The Free Officers decided on a coup d'état. They drew up elaborate plans and asked Naguib, the most popular and trusted senior officer, to take command. After much soul-searching, he agreed.
The Coup. Zero hour was at 1:30 a.m. on July 23. Special duty squads seized strong points at the approaches to Cairo; jeeploads of young officers roared into town, rapped at doors and windows, and rounded up eleven generals and a battalion of sleepy colonels, including Naguib's brother Aly, commander of the Cairo garrison. "Shall I personally inform General Aly's wife?" a young officer asked Naguib. "Do the same as you did with the others." Naguib ordered, and his brother was packed off to jail.*
Naguib's intention was to purge the army and the government of corruption and take Farouk down a peg. But the more extreme members of the officers' committee urged him to get rid of the King altogether. They were backed up by the Moslem Brotherhood, a fanatic, powerful secret society, 500,000 strong.
Even after the King was forced into exile, Naguib's instinct was to leave politics to the professionals.

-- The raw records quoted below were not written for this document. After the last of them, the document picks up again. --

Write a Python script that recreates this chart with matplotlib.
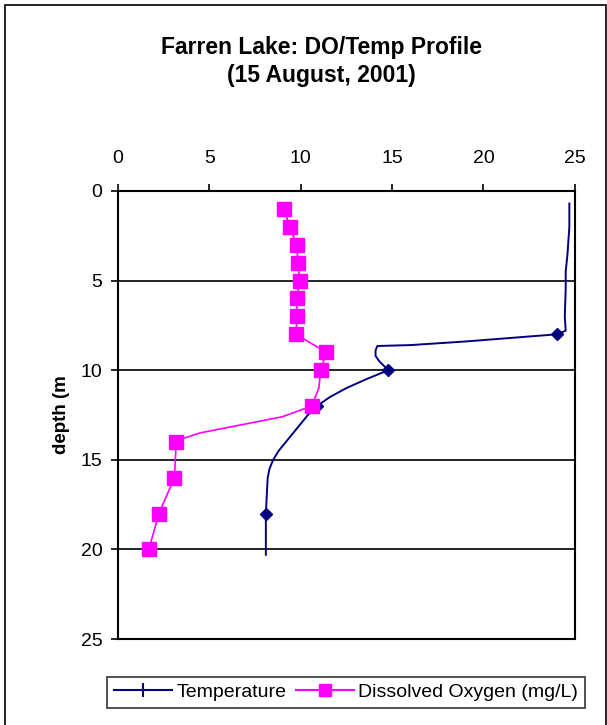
import matplotlib
matplotlib.use("Agg")
import matplotlib.pyplot as plt
from matplotlib.lines import Line2D
from matplotlib.patches import Rectangle

plt.rcParams["font.family"] = ["Liberation Sans", "DejaVu Sans"]

# temperature profile (deg C) vs depth (m)
temp_depth = [0.7, 2.0, 3.5, 4.5, 5.5, 7.0, 7.8, 8.0, 8.2, 8.4, 8.6, 8.65, 8.9, 9.2, 9.5, 10.0,
              10.5, 11.0, 11.5, 12.0, 12.5, 13.0, 13.5, 14.0, 14.5, 15.0, 15.5, 16.0, 17.0, 18.0, 19.0, 20.3]
temp_val = [24.7, 24.7, 24.6, 24.5, 24.5, 24.45, 24.5, 24.0, 21.5, 19.0, 16.0, 14.2, 14.1, 14.1, 14.3, 14.8,
            13.6, 12.5, 11.6, 10.9, 10.4, 10.0, 9.6, 9.2, 8.8, 8.5, 8.3, 8.2, 8.15, 8.1, 8.1, 8.1]
temp_marker_idx = [7, 15, 19, 29]

do_depth = [1, 2, 3, 4, 5, 6, 7, 8, 9, 10, 12, 14, 16, 18, 20]
do_val = [9.1, 9.4, 9.8, 9.85, 9.95, 9.8, 9.8, 9.75, 11.4, 11.1, 10.6, 3.2, 3.1, 2.25, 1.7]
# smoothed DO line between 12 and 14 m
do_line_depth = [1, 2, 3, 4, 5, 6, 7, 8, 9, 10, 11, 12, 12.6, 13.1, 13.5, 13.8, 14, 16, 18, 20]
do_line_val = [9.1, 9.4, 9.8, 9.85, 9.95, 9.8, 9.8, 9.75, 11.4, 11.1, 11.0, 10.6, 9.0, 6.5, 4.5, 3.6, 3.2, 3.1, 2.25, 1.7]

navy = "#000080"
pink = "#ff00ff"

fig = plt.figure(figsize=(6.07, 7.25), dpi=100)
fig.patches.append(Rectangle((0.008, -0.01), 0.99, 1.003, transform=fig.transFigure,
                             fill=False, edgecolor="black", linewidth=1.2))
ax = fig.add_axes([0.194, 0.1186, 0.753, 0.618])

ax.plot(temp_val, temp_depth, color=navy, lw=1.4, marker="D", markersize=6,
        markevery=temp_marker_idx, zorder=3)
ax.plot(do_line_val, do_line_depth, color=pink, lw=1.2, zorder=2)
ax.plot(do_val, do_depth, ls="none", marker="s", markersize=10, color=pink, zorder=3)

ax.set_xlim(0, 25)
ax.set_ylim(25, 0)
ax.set_xticks(range(0, 26, 5))
ax.set_yticks(range(0, 26, 5))
ax.xaxis.tick_top()
ax.tick_params(labelsize=14, length=5, width=1.2)
ax.tick_params(axis="x", pad=12)
ax.tick_params(axis="y", pad=6)
for y in (5, 10, 15, 20):
    ax.axhline(y, color="black", lw=1.2, zorder=1)
for s in ax.spines.values():
    s.set_linewidth(1.5)
ax.set_ylabel("depth (m", fontsize=13.5, fontweight="bold", labelpad=8)

fig.text(0.53, 0.915, "Farren Lake: DO/Temp Profile\n(15 August, 2001)", ha="center", va="center",
         fontsize=16.5, fontweight="bold", linespacing=1.3)

handles = [Line2D([], [], color=navy, marker="|", markersize=10, markeredgewidth=1.5),
           Line2D([], [], color=pink, marker="s", markersize=9)]
leg = fig.legend(handles, ["Temperature", "Dissolved Oxygen (mg/L)"], loc="center",
                 bbox_to_anchor=(0.57, 0.045), ncol=2, fontsize=14, frameon=True,
                 fancybox=False, edgecolor="black", handlelength=3, columnspacing=0.5,
                 handletextpad=0.2, borderpad=0.35, borderaxespad=0)
leg.get_frame().set_linewidth(1.2)

fig.savefig("out.png", dpi=100)
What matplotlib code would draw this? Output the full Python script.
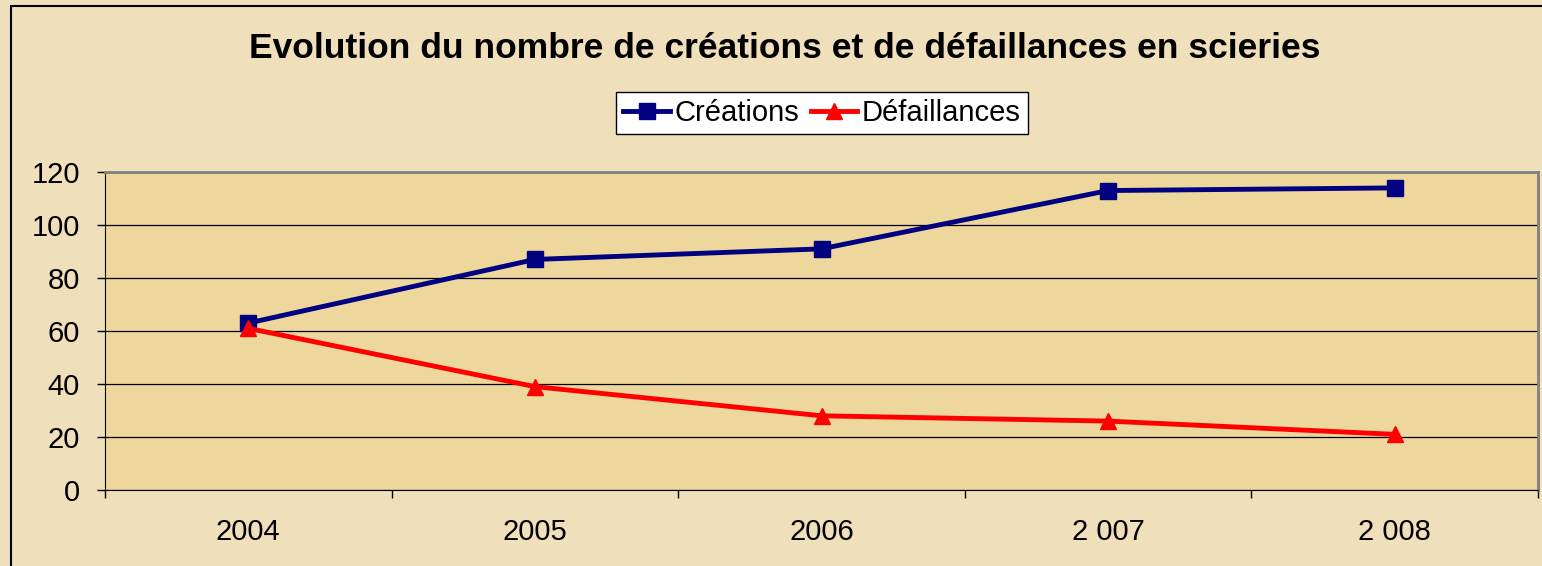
import matplotlib.pyplot as plt
from matplotlib.patches import Rectangle

plt.rcParams["font.family"] = ["Liberation Sans", "DejaVu Sans"]

years = ["2004", "2005", "2006", "2 007", "2 008"]
creations = [63, 87, 91, 113, 114]
defaillances = [61, 39, 28, 26, 21]

fig = plt.figure(figsize=(15.42, 5.66), dpi=100)
fig.patch.set_facecolor("#EFDFBA")
fig.patches.append(Rectangle((11 / 1542, -0.1), 1.2, 1 - 6 / 566 + 0.1,
                             transform=fig.transFigure, fill=False,
                             edgecolor="black", linewidth=1.5))

ax = fig.add_axes([105 / 1542, 1 - 490 / 566, (1538 - 105) / 1542, (490 - 172) / 566])
ax.set_facecolor("#EDD79C")

x = list(range(len(years)))
ax.plot(x, creations, color="#000080", linewidth=3.5, marker="s", markersize=11,
        label="Créations", zorder=3)
ax.plot(x, defaillances, color="#FF0000", linewidth=3.5, marker="^", markersize=12,
        label="Défaillances", zorder=3)

ax.set_xlim(-0.5, len(years) - 0.5)
ax.set_ylim(0, 120)
ax.set_yticks(range(0, 121, 20))
ax.yaxis.grid(True, color="black", linewidth=0.9)
ax.set_axisbelow(True)

ax.set_xticks([i - 0.5 for i in range(len(years) + 1)])
ax.set_xticklabels([])
ax.set_xticks(x, minor=True)
ax.set_xticklabels(years, minor=True)
ax.tick_params(axis="x", which="major", length=6, direction="out", width=1)
ax.tick_params(axis="x", which="minor", length=0, pad=20, labelsize=21)
ax.tick_params(axis="y", length=6, direction="out", width=1, labelsize=21, pad=12)

for side in ["top", "right"]:
    ax.spines[side].set_color("#808080")
    ax.spines[side].set_linewidth(2)
ax.spines["left"].set_color("black")
ax.spines["bottom"].set_color("black")

fig.text(0.509, 0.915, "Evolution du nombre de créations et de défaillances en scieries",
         ha="center", va="center", fontsize=25.5, fontweight="bold")

leg = fig.legend(loc="center", bbox_to_anchor=(0.533, 0.80), ncol=2, fontsize=21,
                 frameon=True, fancybox=False, handlelength=1.6, handletextpad=0.15,
                 columnspacing=0.4, borderpad=0.25, borderaxespad=0)
leg.get_frame().set_edgecolor("black")
leg.get_frame().set_facecolor("white")
leg.get_frame().set_alpha(1)

fig.savefig("out.png", dpi=100, facecolor=fig.get_facecolor())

To run the country and clothe the army's decrees in decently legal dress, he chose Aly Maher, 69, a wealthy conservative with a good record as a reformer. Naguib went to great lengths to avoid the impression that he planned a personal dictatorship. He turned down the title "Farik" (Marshal), refused to move into the royal palace. Impressed by Naguib's modesty, a Briton who has lived in Cairo 20 years said last week: "It's incredible that out of all this corruption and hatred and hysteria there has come so good a mana good man in every way."